Trading the reversal at D

  1. Wait for price to actually reach the computed D. Don't pre-position. 87% of crabs reach D, but 13% don't — and the math doesn't reverse if D never prints.

  2. Wait one or two bars after D for a confirmed turn. The first day's spike can overshoot the computed level; confirmation reduces false starts.

  3. Short with a stop just above D (a few percent for headroom; harmonic patterns commonly overshoot computed turns by a small amount).

  4. Set the first target at point B (the closest turn below D). Nearly all reversed crabs reach B. Take partial profits there.

  5. Stretch the second target to A in bear markets only. In bull markets, fewer than half of reversed crabs reach A; don't hold for it.

  6. Exit any crab that fails to drop more than 5% in 1-2 weeks. That's a 5% failure pattern; the bullish trend probably resumes.

Example

A mid-cap industrial trades at $50 in July, falls to $42 (X), rallies to $46 (A), falls to $43.50 (B — a 0.5 retrace of XA, valid), rallies to $45 (C — within Fibonacci range of BA), then climbs in a tight uptrend to $51 (D). Check DC/BC: $51-$43.50 over $45-$43.50 ≈ 5 — too high. Pattern doesn't qualify.

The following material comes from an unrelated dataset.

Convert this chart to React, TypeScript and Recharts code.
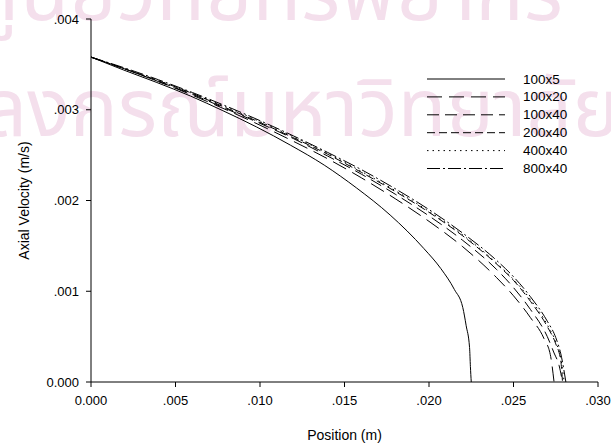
import * as React from "react";
import { LineChart, Line, XAxis, YAxis, Legend } from "recharts";

// grid names, as in the legend
const meshNames = ["100x5", "100x20", "100x40", "200x40", "400x40", "800x40"];

// position (m) and axial velocity (m/s) per mesh
const x100x5 = [0, 0.0019, 0.0039, 0.0059, 0.0078, 0.0098, 0.0118, 0.0138, 0.0157, 0.0177, 0.0197, 0.0207, 0.0215, 0.022, 0.0222, 0.0224, 0.02245, 0.0225];
const v100x5 = [0.00358, 0.00344, 0.0033, 0.00315, 0.00299, 0.00281, 0.00261, 0.00239, 0.00214, 0.00184, 0.00147, 0.00125, 0.00102, 0.00082, 0.00062, 0.00038, 0.00017, 0];

const x100x20 = [0, 0.002, 0.004, 0.006, 0.008, 0.01, 0.012, 0.014, 0.016, 0.018, 0.02, 0.022, 0.024, 0.025, 0.026, 0.0268, 0.0272, 0.0274];
const v100x20 = [0.00358, 0.00345, 0.00331, 0.00316, 0.003, 0.00283, 0.00265, 0.00246, 0.00225, 0.00202, 0.00177, 0.00149, 0.00115, 0.00095, 0.00071, 0.00048, 0.00028, 0];

const x100x40 = [0, 0.002, 0.004, 0.006, 0.008, 0.01, 0.012, 0.014, 0.016, 0.018, 0.02, 0.022, 0.024, 0.025, 0.026, 0.027, 0.0274, 0.0277, 0.0279];
const v100x40 = [0.00358, 0.00345, 0.00331, 0.00317, 0.00301, 0.00285, 0.00268, 0.00249, 0.00229, 0.00207, 0.00183, 0.00156, 0.00124, 0.00104, 0.0008, 0.0005, 0.00032, 0.00018, 0];

const x200x40 = [0, 0.002, 0.004, 0.006, 0.008, 0.01, 0.012, 0.014, 0.016, 0.018, 0.02, 0.022, 0.024, 0.025, 0.026, 0.027, 0.0275, 0.0278, 0.0279];
const v200x40 = [0.00358, 0.00345, 0.00332, 0.00318, 0.00302, 0.00286, 0.00269, 0.00251, 0.00231, 0.0021, 0.00187, 0.00161, 0.0013, 0.00112, 0.00089, 0.00061, 0.00042, 0.00023, 0];

const x400x40 = [0, 0.002, 0.004, 0.006, 0.008, 0.01, 0.012, 0.014, 0.016, 0.018, 0.02, 0.022, 0.024, 0.025, 0.026, 0.027, 0.0275, 0.0278, 0.028];
const v400x40 = [0.00358, 0.00345, 0.00332, 0.00318, 0.00303, 0.00287, 0.0027, 0.00252, 0.00232, 0.00211, 0.00188, 0.00162, 0.00131, 0.00113, 0.00091, 0.00063, 0.00044, 0.00026, 0];

const x800x40 = [0, 0.002, 0.004, 0.006, 0.008, 0.01, 0.012, 0.014, 0.016, 0.018, 0.02, 0.022, 0.024, 0.025, 0.026, 0.027, 0.0275, 0.0278, 0.0281];
const v800x40 = [0.00358, 0.00346, 0.00333, 0.00319, 0.00304, 0.00288, 0.00271, 0.00253, 0.00234, 0.00213, 0.0019, 0.00164, 0.00134, 0.00116, 0.00094, 0.00067, 0.00049, 0.00031, 0];

const xTicks = [0, 0.005, 0.01, 0.015, 0.02, 0.025, 0.03];
const yTicks = [0, 0.001, 0.002, 0.003, 0.004];

const font = "'Liberation Sans', Arial, sans-serif";

const toRows = (xs: number[], vs: number[]) => xs.map((x, i) => ({ x, v: vs[i] }));

const series = [
  { name: meshNames[0], data: toRows(x100x5, v100x5), dash: undefined },
  { name: meshNames[1], data: toRows(x100x20, v100x20), dash: "15 7" },
  { name: meshNames[2], data: toRows(x100x40, v100x40), dash: "12 6" },
  { name: meshNames[3], data: toRows(x200x40, v200x40), dash: "8 4" },
  { name: meshNames[4], data: toRows(x400x40, v400x40), dash: "1.5 4" },
  { name: meshNames[5], data: toRows(x800x40, v800x40), dash: "13 3 2 3" },
];

const fmt = (v: number) => (v === 0 ? "0.000" : v.toFixed(3).replace(/^0/, ""));

function YLabel({ viewBox }: any) {
  const cy = viewBox ? viewBox.y + viewBox.height / 2 : 200;
  return (
    <text
      x={24}
      y={cy}
      transform={`rotate(-90 24 ${cy})`}
      textAnchor="middle"
      dominantBaseline="central"
      fontSize={14}
      fontFamily={font}
      fill="#000"
    >
      Axial Velocity (m/s)
    </text>
  );
}

function MeshLegend() {
  return (
    <svg width={160} height={110}>
      {series.map((s, i) => (
        <g key={s.name}>
          <line x1={0} x2={78} y1={9 + i * 17.9} y2={9 + i * 17.9} stroke="#000" strokeWidth={1} strokeDasharray={s.dash} />
          <text x={96} y={9 + i * 17.9} dominantBaseline="central" fontSize={13.5} fontFamily={font} fill="#000">
            {s.name}
          </text>
        </g>
      ))}
    </svg>
  );
}

export default function App() {
  return (
    <div style={{ position: "absolute", left: 0, top: 0, width: 611, height: 445, background: "#fff", overflow: "hidden" }}>
      {/* faint library watermark behind the chart */}
      <svg width={611} height={445} style={{ position: "absolute", left: 0, top: 0 }}>
        <g fill="#f4dfec" fontFamily="'Noto Sans Thai', 'DejaVu Sans', sans-serif" fontSize={80}>
          <text x={-30} y={20}>ศูนย์วิทยทรัพยากร</text>
          <text x={-147} y={136}>จุฬาลงกรณ์มหาวิทยาลัย</text>
        </g>
      </svg>
      <div style={{ position: "absolute", left: 0, top: 0 }}>
        <LineChart width={611} height={445} margin={{ top: 19, right: 13, bottom: 0, left: 0 }}>
          <XAxis
            dataKey="x"
            type="number"
            domain={[0, 0.03]}
            ticks={xTicks}
            tickFormatter={fmt}
            height={63}
            tickSize={5}
            tickMargin={9}
            stroke="#000"
            tick={{ fill: "#000", fontSize: 13, fontFamily: font }}
            label={{ value: "Position (m)", position: "insideBottom", offset: 5, fill: "#000", fontSize: 14, fontFamily: font }}
          />
          <YAxis
            dataKey="v"
            type="number"
            domain={[0, 0.004]}
            ticks={yTicks}
            tickFormatter={fmt}
            width={91}
            tickSize={5}
            tickMargin={7}
            stroke="#000"
            tick={{ fill: "#000", fontSize: 13, fontFamily: font }}
            label={<YLabel />}
          />
          <Legend
            layout="vertical"
            align="center"
            verticalAlign="middle"
            content={() => <MeshLegend />}
            wrapperStyle={{ left: 427, top: 70, width: 160, height: 110 }}
          />
          {series.map((s) => (
            <Line
              key={s.name}
              name={s.name}
              data={s.data}
              dataKey="v"
              type="monotone"
              stroke="#000"
              strokeWidth={1}
              strokeDasharray={s.dash}
              dot={false}
              activeDot={false}
              isAnimationActive={false}
            />
          ))}
        </LineChart>
      </div>
    </div>
  );
}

Now imagine the same setup but D lands at $48.20. DC/BC = ($48.20-$43.50)/($45-$43.50) = 3.13 — within the 2.618-3.618 range. DA/XA = ($48.20-$42)/($46-$42) = 1.55 — outside the 3% window of 1.618. Still no crab.

Tweak A to $45.85, X to $42, D to $48.30. Now DA/XA = ($48.30-$42)/($45.85-$42) = 1.64, within 3% of 1.618. Valid bearish crab.

You wait two days after $48.30 prints. Price closes at $47.20 (confirmation of turn). You short 200 shares at $47, stop at $48.80. First target: B at $43.50 (covers half position). Two weeks later price hits $43.40 — you cover half for $700. Price chops between $43 and $45 for three more weeks, then breaks above $46. You cover the rest at $45.50 — net profit $1500 minus borrow fees. The crab worked, but the reward was modest. That's the pattern in a nutshell.